**EXERCISE PROMPT**
Restate the records that follow word for word; no pictures should appear.

**RECORDED INFORMATION**

* * * * * * * * *

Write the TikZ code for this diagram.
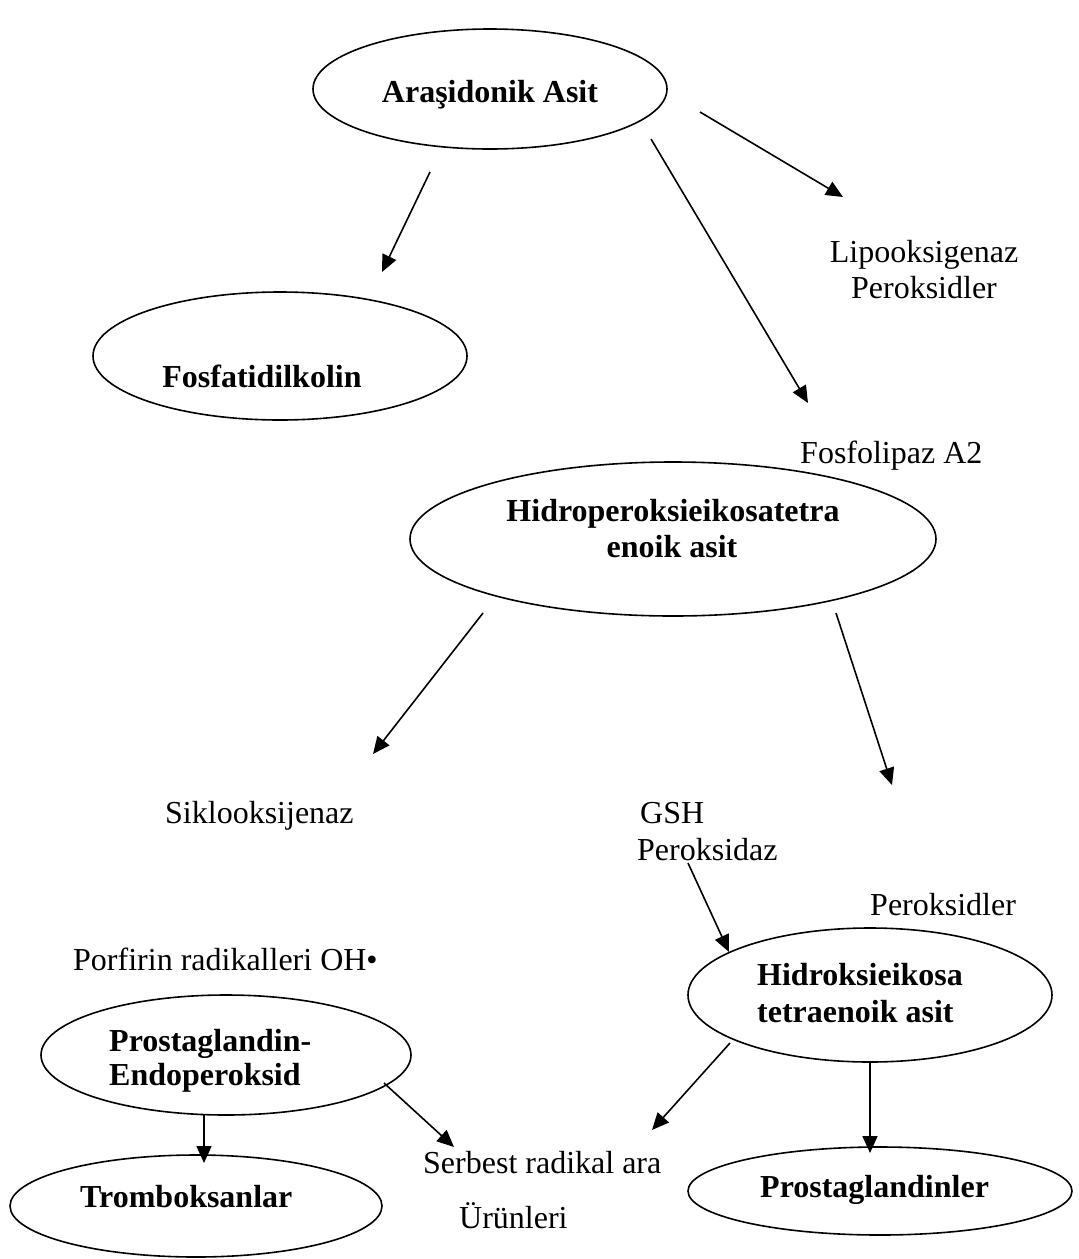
\documentclass[tikz,border=0pt]{standalone}
\usepackage{fontspec}
\setmainfont{Liberation Serif}
\usetikzlibrary{arrows.meta,shapes.geometric}
\begin{document}
\begin{tikzpicture}[x=1pt,y=-1pt,
  oval/.style={draw,line width=1.6pt,ellipse,inner sep=0pt},
  lbl/.style={inner sep=0pt,font=\fontsize{32}{40}\selectfont},
  blbl/.style={inner sep=0pt,font=\fontsize{32}{40}\selectfont\bfseries},
  arr/.style={line width=1.6pt,-{Triangle[length=17pt,width=15pt]}}]
\path[use as bounding box,fill=white] (0,0) rectangle (1079,1259);
% ellipses
\node[oval,minimum width=354pt,minimum height=120pt] (A) at (490,89) {};
\node[oval,minimum width=374pt,minimum height=128pt] (F) at (280,356) {};
\node[oval,minimum width=526pt,minimum height=154pt] (H) at (673,539) {};
\node[oval,minimum width=364pt,minimum height=134pt] (HX) at (870,995) {};
\node[oval,minimum width=370pt,minimum height=120pt] (PE) at (226,1055) {};
\node[oval,minimum width=372pt,minimum height=102pt] (T) at (196,1206) {};
\node[oval,minimum width=384pt,minimum height=88pt] (P) at (880,1191) {};
% bold texts
\node[blbl,anchor=base] (tA) at (490,102) {Araşidonik Asit};
\node[blbl,anchor=base] (tF) at (262,387) {Fosfatidilkolin};
\node[blbl,anchor=base] (tH1) at (673,521) {Hidroperoksieikosatetra};
\node[blbl,anchor=base] (tH2) at (672,557) {enoik asit};
\node[blbl,anchor=base west] (tHX1) at (757,985) {Hidroksieikosa};
\node[blbl,anchor=base west] (tHX2) at (757,1022) {tetraenoik asit};
\node[blbl,anchor=base west] (tPE1) at (109,1051) {Prostaglandin-};
\node[blbl,anchor=base west] (tPE2) at (109,1085) {Endoperoksid};
\node[blbl,anchor=base west] (tT) at (80,1207) {Tromboksanlar};
\node[blbl,anchor=base west] (tP) at (760,1197) {Prostaglandinler};
% plain labels
\node[lbl,anchor=base] (l1) at (924,262) {Lipooksigenaz};
\node[lbl,anchor=base] (l2) at (924,298) {Peroksidler};
\node[lbl,anchor=base west] (l3) at (800,463) {Fosfolipaz A2};
\node[lbl,anchor=base west] (l4) at (165,823) {Siklooksijenaz};
\node[lbl,anchor=base west] (l5) at (640,823) {GSH};
\node[lbl,anchor=base west] (l6) at (637,860) {Peroksidaz};
\node[lbl,anchor=base west] (l7) at (870,915) {Peroksidler};
\node[lbl,anchor=base west] (l8) at (73,970) {Porfirin radikalleri OH•};
\node[lbl,anchor=base west] (l9) at (423,1173) {Serbest radikal ara};
\node[lbl,anchor=base west] (l10) at (459,1228) {Ürünleri};
% arrow end points
\coordinate (a1s) at (430,172); \coordinate (a1e) at (382,272);
\coordinate (a2s) at (651,139); \coordinate (a2e) at (808,403);
\coordinate (a3s) at (700,112); \coordinate (a3e) at (843,197);
\coordinate (a4s) at (483,613); \coordinate (a4e) at (373,754);
\coordinate (a5s) at (836,613); \coordinate (a5e) at (892,785);
\coordinate (a6s) at (688,863); \coordinate (a6e) at (729,952);
\coordinate (a7s) at (730,1043); \coordinate (a7e) at (652,1130);
\coordinate (a8s) at (870,1062); \coordinate (a8e) at (870,1153);
\coordinate (a9s) at (204,1115); \coordinate (a9e) at (204,1163);
\coordinate (a10s) at (384,1083); \coordinate (a10e) at (454,1147);
\draw[arr] (a1s) -- (a1e);
\draw[arr] (a2s) -- (a2e);
\draw[arr] (a3s) -- (a3e);
\draw[arr] (a4s) -- (a4e);
\draw[arr] (a5s) -- (a5e);
\draw[arr] (a6s) -- (a6e);
\draw[arr] (a7s) -- (a7e);
\draw[arr] (a8s) -- (a8e);
\draw[arr] (a9s) -- (a9e);
\draw[arr] (a10s) -- (a10e);
\end{tikzpicture}
\end{document}
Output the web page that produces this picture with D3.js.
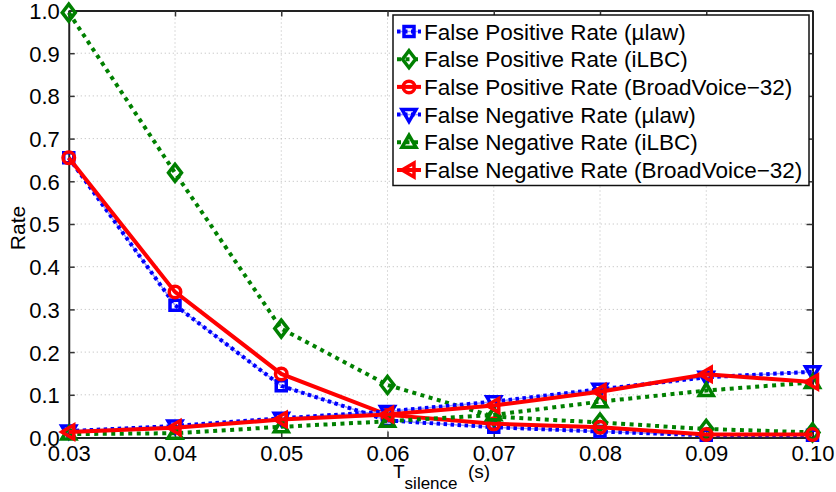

* * * * * * * * *

**ANSWER FOR THE TASK**
Write the TikZ code for this diagram.
\documentclass[tikz,border=0pt]{standalone}
\usepackage{fontspec}
\setmainfont{Liberation Serif}
\usetikzlibrary{arrows.meta,shapes.geometric}
\begin{document}
\begin{tikzpicture}[x=1pt,y=-1pt,
  oval/.style={draw,line width=1.6pt,ellipse,inner sep=0pt},
  lbl/.style={inner sep=0pt,font=\fontsize{32}{40}\selectfont},
  blbl/.style={inner sep=0pt,font=\fontsize{32}{40}\selectfont\bfseries},
  arr/.style={line width=1.6pt,-{Triangle[length=17pt,width=15pt]}}]
\path[use as bounding box,fill=white] (0,0) rectangle (1079,1259);
% ellipses
\node[oval,minimum width=354pt,minimum height=120pt] (A) at (490,89) {};
\node[oval,minimum width=374pt,minimum height=128pt] (F) at (280,356) {};
\node[oval,minimum width=526pt,minimum height=154pt] (H) at (673,539) {};
\node[oval,minimum width=364pt,minimum height=134pt] (HX) at (870,995) {};
\node[oval,minimum width=370pt,minimum height=120pt] (PE) at (226,1055) {};
\node[oval,minimum width=372pt,minimum height=102pt] (T) at (196,1206) {};
\node[oval,minimum width=384pt,minimum height=88pt] (P) at (880,1191) {};
% bold texts
\node[blbl,anchor=base] (tA) at (490,102) {Araşidonik Asit};
\node[blbl,anchor=base] (tF) at (262,387) {Fosfatidilkolin};
\node[blbl,anchor=base] (tH1) at (673,521) {Hidroperoksieikosatetra};
\node[blbl,anchor=base] (tH2) at (672,557) {enoik asit};
\node[blbl,anchor=base west] (tHX1) at (757,985) {Hidroksieikosa};
\node[blbl,anchor=base west] (tHX2) at (757,1022) {tetraenoik asit};
\node[blbl,anchor=base west] (tPE1) at (109,1051) {Prostaglandin-};
\node[blbl,anchor=base west] (tPE2) at (109,1085) {Endoperoksid};
\node[blbl,anchor=base west] (tT) at (80,1207) {Tromboksanlar};
\node[blbl,anchor=base west] (tP) at (760,1197) {Prostaglandinler};
% plain labels
\node[lbl,anchor=base] (l1) at (924,262) {Lipooksigenaz};
\node[lbl,anchor=base] (l2) at (924,298) {Peroksidler};
\node[lbl,anchor=base west] (l3) at (800,463) {Fosfolipaz A2};
\node[lbl,anchor=base west] (l4) at (165,823) {Siklooksijenaz};
\node[lbl,anchor=base west] (l5) at (640,823) {GSH};
\node[lbl,anchor=base west] (l6) at (637,860) {Peroksidaz};
\node[lbl,anchor=base west] (l7) at (870,915) {Peroksidler};
\node[lbl,anchor=base west] (l8) at (73,970) {Porfirin radikalleri OH•};
\node[lbl,anchor=base west] (l9) at (423,1173) {Serbest radikal ara};
\node[lbl,anchor=base west] (l10) at (459,1228) {Ürünleri};
% arrow end points
\coordinate (a1s) at (430,172); \coordinate (a1e) at (382,272);
\coordinate (a2s) at (651,139); \coordinate (a2e) at (808,403);
\coordinate (a3s) at (700,112); \coordinate (a3e) at (843,197);
\coordinate (a4s) at (483,613); \coordinate (a4e) at (373,754);
\coordinate (a5s) at (836,613); \coordinate (a5e) at (892,785);
\coordinate (a6s) at (688,863); \coordinate (a6e) at (729,952);
\coordinate (a7s) at (730,1043); \coordinate (a7e) at (652,1130);
\coordinate (a8s) at (870,1062); \coordinate (a8e) at (870,1153);
\coordinate (a9s) at (204,1115); \coordinate (a9e) at (204,1163);
\coordinate (a10s) at (384,1083); \coordinate (a10e) at (454,1147);
\draw[arr] (a1s) -- (a1e);
\draw[arr] (a2s) -- (a2e);
\draw[arr] (a3s) -- (a3e);
\draw[arr] (a4s) -- (a4e);
\draw[arr] (a5s) -- (a5e);
\draw[arr] (a6s) -- (a6e);
\draw[arr] (a7s) -- (a7e);
\draw[arr] (a8s) -- (a8e);
\draw[arr] (a9s) -- (a9e);
\draw[arr] (a10s) -- (a10e);
\end{tikzpicture}
\end{document}
Output the web page that produces this picture with D3.js.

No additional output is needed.